The difference between Maine lobster vs Canadian lobster is truly a tale of two gulfs. It is one of nuance defined not by a border, an arbitrary boundary, but by geography. Though they are, after all, one and the same, there are differences between lobster caught along the Maine coast and those trapped further north in Canada—differences in volume and price, but also taste and texture.
The Homarus americanus, the American lobster, is considered the best tasting. Native to the northwestern Atlantic, their greatest concentration extends from the Gulf of Maine northeast to the Bay of Fundy, around the Nova Scotia peninsula, and west into the southern Gulf of St. Lawrence. These “true” cold water lobsters are not simply a meal; they are a preferred dining experience in the finest restaurants and kitchens around the globe.
As much as demand sets price differences, so does volume. The price of Canadian lobster is usually lower than that of Maine lobster primarily due to volume. More than 60% of lobster landings in North America occur in Canadian waters, accounting for more than half of the world’s lobster supply. The price points of lobster in Maine are seasonal. Prices are lower in the fall when lobster landings are at their highest as demand begins to ebb after Labor Day. Conversely, when lobsters migrate far offshore during the winter months, landings decrease because there is less fishing. From January to March, Prices are at their highest, peaking in early spring before the warmer returns, and prices are lowered again.

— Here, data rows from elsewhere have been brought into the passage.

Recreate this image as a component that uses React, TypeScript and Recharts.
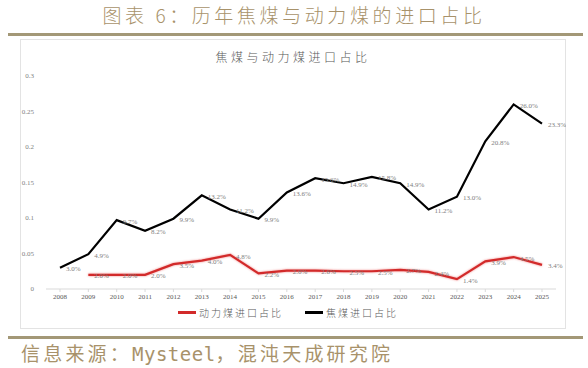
import { LabelList, Legend, Line, LineChart, XAxis, YAxis } from "recharts";

const years = [
  "2008", "2009", "2010", "2011", "2012", "2013", "2014", "2015", "2016",
  "2017", "2018", "2019", "2020", "2021", "2022", "2023", "2024", "2025",
];
// 焦煤进口占比
const cokingShare = [
  0.03, 0.049, 0.097, 0.082, 0.099, 0.132, 0.112, 0.099, 0.136,
  0.156, 0.149, 0.158, 0.149, 0.112, 0.13, 0.208, 0.26, 0.233,
];
// 动力煤进口占比 (2008 无数据)
const thermalShare = [
  null, 0.02, 0.02, 0.02, 0.035, 0.04, 0.048, 0.022, 0.026,
  0.026, 0.025, 0.025, 0.027, 0.024, 0.014, 0.039, 0.045, 0.034,
];
const yTicks = [0, 0.05, 0.1, 0.15, 0.2, 0.25, 0.3];

const chartData = years.map((year, i) => ({
  year,
  thermal: thermalShare[i],
  coking: cokingShare[i],
}));

const gold = "#a8926a";
const rule = "#a39877";
const cjk = '"Noto Sans CJK SC", sans-serif';
const serif = '"Liberation Serif", "Times New Roman", serif';

const renderLabel = (props: any) => {
  const x = props.x ?? props.viewBox?.x;
  const y = props.y ?? props.viewBox?.y;
  if (props.value == null || x == null || y == null) return null;
  return (
    <text
      x={x + 6}
      y={y + 2}
      fontSize={7}
      fill="#808080"
      fontFamily={serif}
      dominantBaseline="middle"
    >
      {(Number(props.value) * 100).toFixed(1) + "%"}
    </text>
  );
};

const legendItems = [
  { label: "动力煤进口占比", color: "#d22a2a" },
  { label: "焦煤进口占比", color: "#000000" },
];

const renderLegend = () => (
  <div style={{ display: "flex", justifyContent: "center", gap: 22, fontFamily: cjk }}>
    {legendItems.map((item) => (
      <div key={item.label} style={{ display: "flex", alignItems: "center" }}>
        <span style={{ width: 18, height: 3, background: item.color, marginRight: 3 }} />
        <span style={{ fontSize: 10, letterSpacing: 2, color: "#595959", fontWeight: 300 }}>
          {item.label}
        </span>
      </div>
    ))}
  </div>
);

export default function App() {
  return (
    <div style={{ position: "absolute", left: 0, top: 0, width: 588, height: 368, background: "#fff" }}>
      <div
        style={{
          position: "absolute",
          top: 2,
          left: 0,
          width: 588,
          textAlign: "center",
          fontFamily: cjk,
          fontSize: 19,
          fontWeight: 300,
          letterSpacing: 3.6,
          color: gold,
          lineHeight: "26px",
        }}
      >
        图表 6：历年焦煤与动力煤的进口占比
      </div>
      <div style={{ position: "absolute", left: 8, top: 33, width: 575, height: 2.5, background: rule }} />

      <div
        style={{
          position: "absolute",
          left: 20,
          top: 39,
          width: 546,
          height: 290,
          border: "1px solid #e3e3e3",
          boxSizing: "border-box",
        }}
      >
        <div
          style={{
            position: "absolute",
            top: 8,
            left: 0,
            width: "100%",
            textAlign: "center",
            fontFamily: cjk,
            fontSize: 12,
            fontWeight: 300,
            letterSpacing: 3.5,
            color: "#595959",
          }}
        >
          焦煤与动力煤进口占比
        </div>
        <LineChart
          width={546}
          height={290}
          data={chartData}
          margin={{ top: 37, right: 10, bottom: 4, left: 0 }}
          style={{ position: "absolute", left: -1, top: -1 }}
        >
          <XAxis
            dataKey="year"
            padding={{ left: 14, right: 14 }}
            height={16}
            axisLine={{ stroke: "#d9d9d9" }}
            tickLine={{ stroke: "#d9d9d9" }}
            tickSize={3}
            tick={{ fontSize: 7, fill: "#595959", fontFamily: serif }}
            interval={0}
          />
          <YAxis
            domain={[0, 0.3]}
            ticks={yTicks}
            width={26}
            axisLine={false}
            tickLine={false}
            tickMargin={6}
            tick={{ fontSize: 7, fill: "#7f7f7f", fontFamily: serif }}
            tickFormatter={(v) => String(Number(v.toFixed(2)))}
          />
          <Legend verticalAlign="bottom" height={20} content={renderLegend} />
          <Line
            dataKey="thermal"
            name="动力煤进口占比"
            stroke="#d22a2a"
            strokeWidth={2.2}
            dot={false}
            isAnimationActive={false}
            style={{ filter: "drop-shadow(0 0 1.2px rgba(235, 90, 90, 0.7))" }}
          >
            <LabelList dataKey="thermal" content={renderLabel} />
          </Line>
          <Line
            dataKey="coking"
            name="焦煤进口占比"
            stroke="#000000"
            strokeWidth={2.2}
            dot={false}
            isAnimationActive={false}
          >
            <LabelList dataKey="coking" content={renderLabel} />
          </Line>
        </LineChart>
      </div>

      <div style={{ position: "absolute", left: 8, top: 336, width: 575, height: 2.5, background: rule }} />
      <div
        style={{
          position: "absolute",
          top: 341,
          left: 21,
          fontFamily: '"DejaVu Sans Mono", "Noto Sans CJK SC", monospace',
          fontSize: 19,
          letterSpacing: 3.2,
          color: gold,
          lineHeight: "26px",
          whiteSpace: "nowrap",
        }}
      >
        信息来源：<span style={{ letterSpacing: 0.5 }}>Mysteel</span>，混沌天成研究院
      </div>
    </div>
  );
}
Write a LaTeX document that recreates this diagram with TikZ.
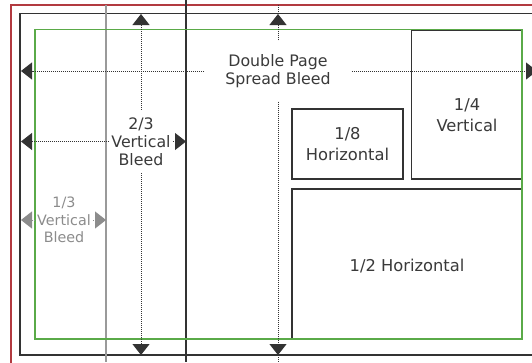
\documentclass[tikz,border=0pt]{standalone}
\usepackage{fontspec}
\setmainfont{DejaVu Sans}
\usetikzlibrary{arrows.meta}
\definecolor{redf}{HTML}{B23A40}
\definecolor{greenf}{HTML}{5AAA48}
\definecolor{darkf}{HTML}{333333}
\definecolor{txt}{HTML}{3A3A3A}
\definecolor{grayf}{HTML}{9A9A9A}
\definecolor{graytxt}{HTML}{8C8C8C}
\begin{document}
\begin{tikzpicture}[x=1pt,y=-1pt,
  redline/.style={draw=redf,line width=2pt},
  darkline/.style={draw=darkf,line width=1.4pt},
  greenline/.style={draw=greenf,line width=1.5pt},
  grayline/.style={draw=grayf,line width=1.3pt},
  boxline/.style={draw=darkf,line width=1.3pt},
  dotl/.style={draw=darkf,line width=1pt,dash pattern=on 1pt off 1pt},
  tipd/.style={-{Triangle[length=11pt,width=17pt]}},
  lbl/.style={text=txt,align=center,font=\fontsize{15.8}{17.8}\selectfont,inner xsep=2pt,inner ysep=8pt},
  boxtxt/.style={text=txt,align=center,font=\fontsize{16.3}{21.5}\selectfont,inner sep=2pt}]
\useasboundingbox (0,0) rectangle (532,362);
\clip (0,0) rectangle (532,362);
\fill[white] (0,0) rectangle (532,362);
% frames
\draw[redline] (11,5) rectangle (560,380);
\draw[darkline] (20,13.5) rectangle (560,355);
\draw[grayline] (106,5) -- (106,362);
\draw[darkline] (186,0) -- (186,362);
% ad boxes
\draw[boxline] (292,109) rectangle (403,179);
\draw[boxline] (411.5,30) rectangle (522,179);
\draw[boxline] (292,189) rectangle (522,339);
\draw[greenline] (35,29.5) rectangle (522,339);
\node[boxtxt] (q8) at (347.5,144) {1/8\\Horizontal};
\node[boxtxt] (q4) at (467,115) {1/4\\Vertical};
\node[boxtxt] (q2) at (407,266) {1/2 Horizontal};
% labels
\node[lbl,inner xsep=21pt,inner ysep=14pt] (dps) at (278,71) {Double Page\\Spread Bleed};
\node[lbl] (v23) at (141,141.5) {2/3\\Vertical\\Bleed};
\node[lbl,text=graytxt,font=\fontsize{14.3}{17.3}\selectfont] (v13) at (64,220) {1/3\\Vertical\\Bleed};
% coordinates
\coordinate (dpsL) at (21,71);
\coordinate (dpsR) at (537,71);
\coordinate (dpsT) at (278,14);
\coordinate (dpsTT) at (278,4);
\coordinate (dpsB) at (278,355);
\coordinate (dpsBB) at (278,363);
\coordinate (v23L) at (21,141.5);
\coordinate (v23R) at (186,141.5);
\coordinate (v23T) at (141,14);
\coordinate (v23B) at (141,355);
\coordinate (v13L) at (21,220);
\coordinate (v13R) at (106,220);
% connectors
\draw[dotl] (dpsT) -- (dpsTT);
\draw[dotl] (dpsB) -- (dpsBB);
\draw[dotl,tipd] (dps.west) -- (dpsL);
\draw[dotl,tipd] (dps.east) -- (dpsR);
\draw[dotl,tipd] (dps.north) -- (dpsT);
\draw[dotl,tipd] (dps.south) -- (dpsB);
\draw[dotl,tipd] (v23.west) -- (v23L);
\draw[dotl,tipd] (v23.east) -- (v23R);
\draw[dotl,tipd] (v23.north) -- (v23T);
\draw[dotl,tipd] (v23.south) -- (v23B);
\draw[dotl,draw=graytxt,tipd] (v13.west) -- (v13L);
\draw[dotl,draw=graytxt,tipd] (v13.east) -- (v13R);
\end{tikzpicture}
\end{document}
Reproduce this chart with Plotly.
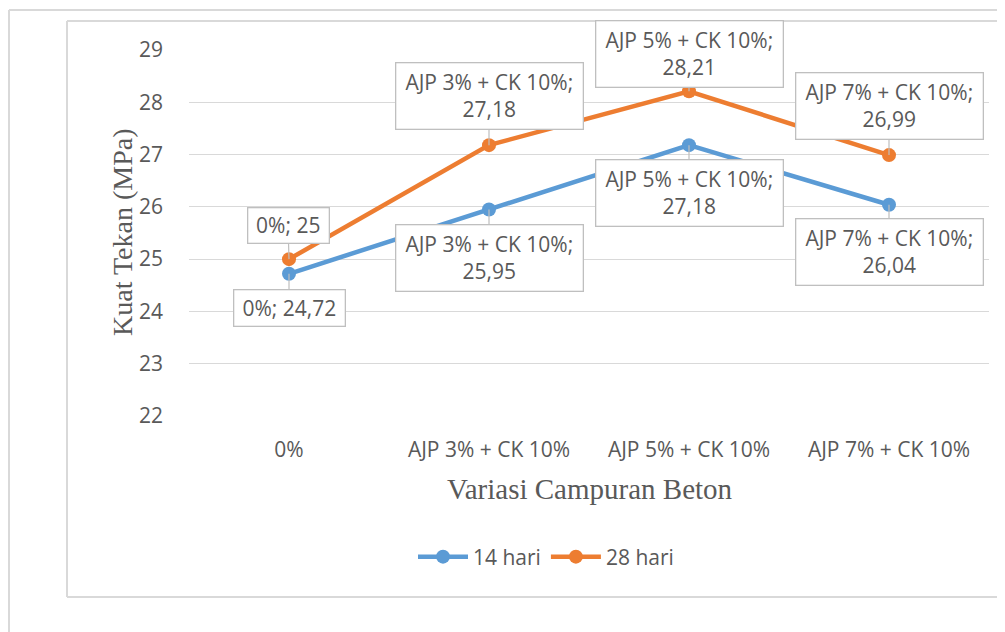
import plotly.graph_objects as go

categories = ["0%", "AJP 3% + CK 10%", "AJP 5% + CK 10%", "AJP 7% + CK 10%"]
hari14 = [24.72, 25.95, 27.18, 26.04]
hari28 = [25.00, 27.18, 28.21, 26.99]
series_names = ["14 hari", "28 hari"]
y_ticks = [22, 23, 24, 25, 26, 27, 28, 29]

BLUE = "#5B9BD5"
ORANGE = "#ED7D31"
GRID = "#D9D9D9"
TXT = "#595959"
FONT = "Open Sans"
FS = 21

OFF = 8  # page body margin
W, H = 1005 - OFF, 632 - OFF
# plot area in reference (screen) pixels
PX0, PX1, PY0, PY1 = 189, 989, 50, 416
L = PX0 - OFF
R = W - (PX1 - OFF)
T = PY0 - OFF
B = H - (PY1 - OFF)
PW = PX1 - PX0
PH = PY1 - PY0


def px(x):
    return (x - PX0) / PW


def py(y):
    return (PY1 - y) / PH


fig = go.Figure()
fig.add_trace(go.Scatter(x=categories, y=hari14, name=series_names[0], mode="lines+markers",
                         line=dict(color=BLUE, width=4.5), marker=dict(size=14, color=BLUE)))
fig.add_trace(go.Scatter(x=categories, y=hari28, name=series_names[1], mode="lines+markers",
                         line=dict(color=ORANGE, width=4.5), marker=dict(size=14, color=ORANGE)))


def fmt(v):
    s = ("%.2f" % v).rstrip("0").rstrip(".")
    return s.replace(".", ",")


# label box layout: (ax, ay, box width, box height)
layout14 = [(0, 34.5, 112, 37), (0, 48.5, 188, 67), (0, 47.5, 188, 67), (0, 47.5, 188, 67)]
layout28 = [(-1, -34, 82, 36), (0, -49.5, 188, 67), (0, -37.5, 188, 67), (0, -49.5, 188, 67)]

annotations = []
for vals, lays in ((hari14, layout14), (hari28, layout28)):
    for i, (c, v) in enumerate(zip(categories, vals)):
        ax, ay, bw, bh = lays[i]
        if i == 0:
            text = "%s; %s" % (c, fmt(v))
        else:
            text = "%s;<br>%s" % (c, fmt(v))
        annotations.append(dict(
            x=i, y=v, xref="x", yref="y", text=text, showarrow=True,
            ax=ax, ay=ay, axref="pixel", ayref="pixel",
            arrowhead=0, arrowwidth=1.2, arrowcolor="#BFBFBF", standoff=0,
            bgcolor="white", bordercolor="#BFBFBF", borderwidth=1.3, borderpad=2,
            width=bw - 6, height=bh - 6,
            font=dict(family=FONT, size=FS, color=TXT),
        ))

annotations.append(dict(text="Kuat Tekan (MPa)", xref="paper", yref="paper",
                        x=px(122), y=py(233), xanchor="center", yanchor="middle",
                        showarrow=False, textangle=-90,
                        font=dict(family="Liberation Serif", size=28, color=TXT)))
annotations.append(dict(text="Variasi Campuran Beton", xref="paper", yref="paper",
                        x=px(590), y=py(489), xanchor="center", yanchor="middle",
                        showarrow=False,
                        font=dict(family="Liberation Serif", size=29, color=TXT)))

shapes = [
    dict(type="line", xref="paper", yref="paper", x0=px(9), x1=px(9), y0=py(10), y1=py(640),
         line=dict(color=GRID, width=2)),
    dict(type="line", xref="paper", yref="paper", x0=px(9), x1=px(1010), y0=py(10), y1=py(10),
         line=dict(color=GRID, width=2)),
    dict(type="line", xref="paper", yref="paper", x0=px(67), x1=px(67), y0=py(21), y1=py(597),
         line=dict(color=GRID, width=2)),
    dict(type="line", xref="paper", yref="paper", x0=px(67), x1=px(1010), y0=py(21), y1=py(21),
         line=dict(color=GRID, width=2)),
    dict(type="line", xref="paper", yref="paper", x0=px(67), x1=px(1010), y0=py(597), y1=py(597),
         line=dict(color=GRID, width=2)),
]

fig.update_layout(
    width=W, height=H,
    margin=dict(l=L, r=R, t=T, b=B, pad=0),
    paper_bgcolor="white", plot_bgcolor="white",
    font=dict(family=FONT, size=FS, color=TXT),
    showlegend=True,
    legend=dict(orientation="h", x=px(546), y=py(557), xanchor="center", yanchor="middle",
                font=dict(family=FONT, size=FS, color=TXT), itemwidth=50),
    annotations=annotations,
    shapes=shapes,
    hovermode=False,
)
fig.update_xaxes(type="category", range=[-0.5, 3.5], showgrid=False, showline=False,
                 ticks="", ticklabelstandoff=19, tickfont=dict(family=FONT, size=FS, color=TXT))
fig.update_yaxes(range=[22, 29], tickvals=y_ticks, showgrid=True, gridcolor=GRID, gridwidth=1.3,
                 zeroline=False, showline=False, ticks="", ticklabelstandoff=25,
                 tickfont=dict(family=FONT, size=FS, color=TXT))

fig.write_html("out.html", config={"displayModeBar": False})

Maine Lobster vs. Canadian Lobster: What’s the Difference?
One of the primary differences between Maine lobster and Canadian lobster is the flavor and texture based on seasonal differences that influence water temperature and fishing regulations between Canada and the United States. Canadian lobsters are characterized as having thicker, harder shells, which diminish the sweetness and softness of lobster meat compared to that caught in Maine. This is often attributed to differences in water temperature.
That Canadian lobsters live in colder waters than Maine lobsters is a given. The seawater temperature that lobsters thrive in the Gulf of Maine is higher than the temperatures of the waters in the Gulf of St. Lawrence. Depending on the time of year, the average water temperature in the Gulf of Maine is approximately 7°F to 9°F above that of the Gulf of Saint Lawrence. In summer, for example, the average temperature rises to 60.8°F in the Gulf of Maine compared to 53.6°F in the Gulf of Saint Lawrence.
Because water temperature affects the density of a lobster shell, that density can render the meat either rich and tender or firm and meatier. The differences in taste and texture of lobster between the two gulfs are more a shell game.
When is Lobster in Season?
When summer approaches, coastal water temperatures warm, and lobsters migrate inshore to molt, shed their older, harder winter shells, and grow into a newer softshell. The summer months and into the fall is a period of growth for the lobster. Its shell is thin, soft, and larger in size relative to its body weight to make room for that growth. The lobster meat essentially marinates in seawater, filling the excess shell area, making the meat texture more tender, and giving it a sweet, succulent taste. As the water cools, the lobster fills out the shell, and it hardens, leaving the texture of the meat thicker and firmer with a pronounced flavor on the sweet side.
It’s not that Canadian lobsters have thicker shells than Maine lobsters because of colder waters; such a difference in thickness would be negligible. Canadian lobster shells are likely to harden earlier due to the water turning colder sooner there than in Maine. It’s also important to note that due to Canadian regulations, the availability of lobster is at its peak when the water is at its coldest, in late spring from April to June, and again in December. The Maine season runs year-round, with its peak season lasting between late June and December, when lobsters have thinner shells and are fuller in flavor.
What does this mean? Usually, the best flavor comes from lobsters with thinner shells (plus, they’re much easier to remove meat from!). Maine lobsters may have a more extended season with thinner shells than their Canadian counterparts.
Maine and Canadian lobsters thrive in the cold, frigid waters of the northwest Atlantic ocean. Though there are differences between the two, these cold-water lobsters are prized worldwide for their delicious tasting, sweet and tender meat.